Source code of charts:
+ + +

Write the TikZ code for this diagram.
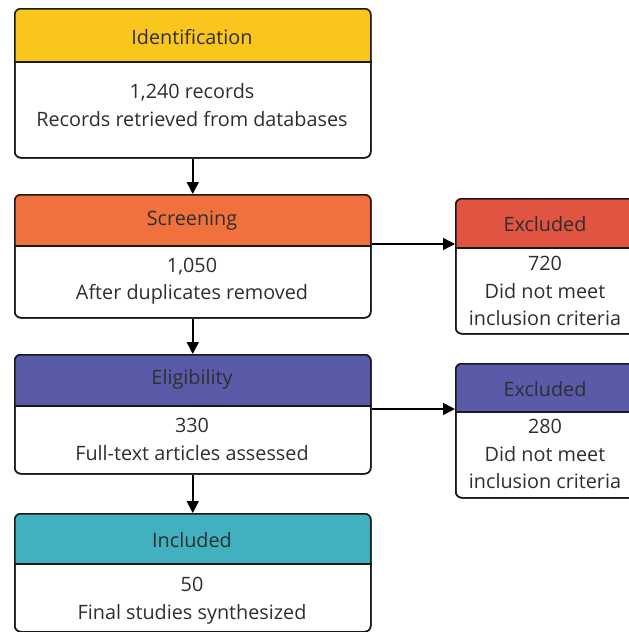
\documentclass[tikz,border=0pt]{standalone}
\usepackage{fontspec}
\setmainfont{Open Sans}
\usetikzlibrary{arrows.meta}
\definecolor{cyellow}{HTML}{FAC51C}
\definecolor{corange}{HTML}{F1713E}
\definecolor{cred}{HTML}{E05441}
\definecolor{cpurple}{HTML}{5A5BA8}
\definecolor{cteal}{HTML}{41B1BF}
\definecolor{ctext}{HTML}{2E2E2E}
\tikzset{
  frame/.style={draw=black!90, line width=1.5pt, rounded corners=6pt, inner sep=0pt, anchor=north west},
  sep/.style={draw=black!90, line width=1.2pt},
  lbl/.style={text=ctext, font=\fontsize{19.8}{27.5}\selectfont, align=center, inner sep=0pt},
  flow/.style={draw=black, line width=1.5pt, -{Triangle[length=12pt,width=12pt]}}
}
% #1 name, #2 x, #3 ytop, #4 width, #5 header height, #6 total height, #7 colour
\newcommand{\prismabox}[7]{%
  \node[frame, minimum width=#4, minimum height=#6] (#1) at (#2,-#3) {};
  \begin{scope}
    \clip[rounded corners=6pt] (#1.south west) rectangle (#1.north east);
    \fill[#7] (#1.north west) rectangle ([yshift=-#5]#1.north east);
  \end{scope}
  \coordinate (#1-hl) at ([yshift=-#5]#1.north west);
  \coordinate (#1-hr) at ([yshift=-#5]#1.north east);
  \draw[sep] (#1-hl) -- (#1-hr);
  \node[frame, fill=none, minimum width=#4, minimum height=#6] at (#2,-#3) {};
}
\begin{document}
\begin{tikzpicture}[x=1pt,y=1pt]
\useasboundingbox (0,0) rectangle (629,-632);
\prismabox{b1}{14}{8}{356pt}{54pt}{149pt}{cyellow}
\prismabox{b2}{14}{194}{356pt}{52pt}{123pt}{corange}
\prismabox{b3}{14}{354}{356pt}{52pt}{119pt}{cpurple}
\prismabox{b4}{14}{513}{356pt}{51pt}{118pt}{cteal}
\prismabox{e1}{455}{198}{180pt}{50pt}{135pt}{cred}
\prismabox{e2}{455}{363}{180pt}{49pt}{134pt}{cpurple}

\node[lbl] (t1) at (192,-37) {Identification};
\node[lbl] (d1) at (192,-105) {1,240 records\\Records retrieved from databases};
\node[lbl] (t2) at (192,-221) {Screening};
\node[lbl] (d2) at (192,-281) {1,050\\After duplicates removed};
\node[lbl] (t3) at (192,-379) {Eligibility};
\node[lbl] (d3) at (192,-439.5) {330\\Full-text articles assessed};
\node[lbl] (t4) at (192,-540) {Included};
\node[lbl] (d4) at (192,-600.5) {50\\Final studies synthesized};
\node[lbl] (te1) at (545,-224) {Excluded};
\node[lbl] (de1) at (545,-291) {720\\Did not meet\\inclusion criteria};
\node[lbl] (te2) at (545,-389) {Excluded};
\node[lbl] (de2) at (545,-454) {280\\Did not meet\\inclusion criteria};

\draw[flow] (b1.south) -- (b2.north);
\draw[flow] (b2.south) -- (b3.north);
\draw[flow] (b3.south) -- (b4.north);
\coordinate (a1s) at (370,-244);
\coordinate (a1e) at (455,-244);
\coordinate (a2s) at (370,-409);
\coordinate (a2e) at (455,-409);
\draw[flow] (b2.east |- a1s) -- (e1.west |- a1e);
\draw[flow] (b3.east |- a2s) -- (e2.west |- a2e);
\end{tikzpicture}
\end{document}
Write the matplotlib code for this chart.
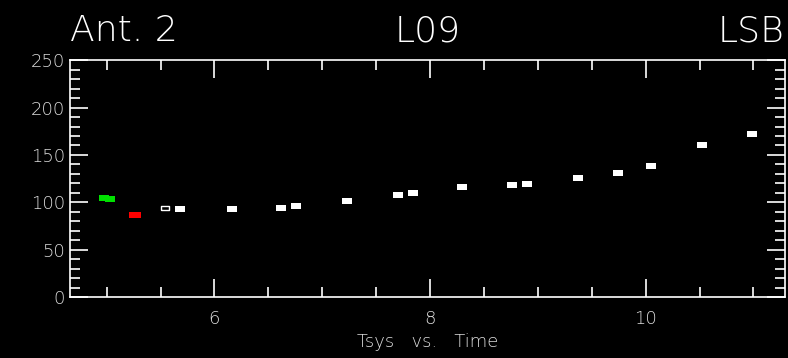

+ + +

The task =>
Transcribe the listing in full. Omit the pictures and keep every line exact.

Worked solution =>
Write the TikZ code for this diagram.
\documentclass[tikz,border=0pt]{standalone}
\usepackage{fontspec}
\setmainfont{Open Sans}
\usetikzlibrary{arrows.meta}
\definecolor{cyellow}{HTML}{FAC51C}
\definecolor{corange}{HTML}{F1713E}
\definecolor{cred}{HTML}{E05441}
\definecolor{cpurple}{HTML}{5A5BA8}
\definecolor{cteal}{HTML}{41B1BF}
\definecolor{ctext}{HTML}{2E2E2E}
\tikzset{
  frame/.style={draw=black!90, line width=1.5pt, rounded corners=6pt, inner sep=0pt, anchor=north west},
  sep/.style={draw=black!90, line width=1.2pt},
  lbl/.style={text=ctext, font=\fontsize{19.8}{27.5}\selectfont, align=center, inner sep=0pt},
  flow/.style={draw=black, line width=1.5pt, -{Triangle[length=12pt,width=12pt]}}
}
% #1 name, #2 x, #3 ytop, #4 width, #5 header height, #6 total height, #7 colour
\newcommand{\prismabox}[7]{%
  \node[frame, minimum width=#4, minimum height=#6] (#1) at (#2,-#3) {};
  \begin{scope}
    \clip[rounded corners=6pt] (#1.south west) rectangle (#1.north east);
    \fill[#7] (#1.north west) rectangle ([yshift=-#5]#1.north east);
  \end{scope}
  \coordinate (#1-hl) at ([yshift=-#5]#1.north west);
  \coordinate (#1-hr) at ([yshift=-#5]#1.north east);
  \draw[sep] (#1-hl) -- (#1-hr);
  \node[frame, fill=none, minimum width=#4, minimum height=#6] at (#2,-#3) {};
}
\begin{document}
\begin{tikzpicture}[x=1pt,y=1pt]
\useasboundingbox (0,0) rectangle (629,-632);
\prismabox{b1}{14}{8}{356pt}{54pt}{149pt}{cyellow}
\prismabox{b2}{14}{194}{356pt}{52pt}{123pt}{corange}
\prismabox{b3}{14}{354}{356pt}{52pt}{119pt}{cpurple}
\prismabox{b4}{14}{513}{356pt}{51pt}{118pt}{cteal}
\prismabox{e1}{455}{198}{180pt}{50pt}{135pt}{cred}
\prismabox{e2}{455}{363}{180pt}{49pt}{134pt}{cpurple}

\node[lbl] (t1) at (192,-37) {Identification};
\node[lbl] (d1) at (192,-105) {1,240 records\\Records retrieved from databases};
\node[lbl] (t2) at (192,-221) {Screening};
\node[lbl] (d2) at (192,-281) {1,050\\After duplicates removed};
\node[lbl] (t3) at (192,-379) {Eligibility};
\node[lbl] (d3) at (192,-439.5) {330\\Full-text articles assessed};
\node[lbl] (t4) at (192,-540) {Included};
\node[lbl] (d4) at (192,-600.5) {50\\Final studies synthesized};
\node[lbl] (te1) at (545,-224) {Excluded};
\node[lbl] (de1) at (545,-291) {720\\Did not meet\\inclusion criteria};
\node[lbl] (te2) at (545,-389) {Excluded};
\node[lbl] (de2) at (545,-454) {280\\Did not meet\\inclusion criteria};

\draw[flow] (b1.south) -- (b2.north);
\draw[flow] (b2.south) -- (b3.north);
\draw[flow] (b3.south) -- (b4.north);
\coordinate (a1s) at (370,-244);
\coordinate (a1e) at (455,-244);
\coordinate (a2s) at (370,-409);
\coordinate (a2e) at (455,-409);
\draw[flow] (b2.east |- a1s) -- (e1.west |- a1e);
\draw[flow] (b3.east |- a2s) -- (e2.west |- a2e);
\end{tikzpicture}
\end{document}
Write the matplotlib code for this chart.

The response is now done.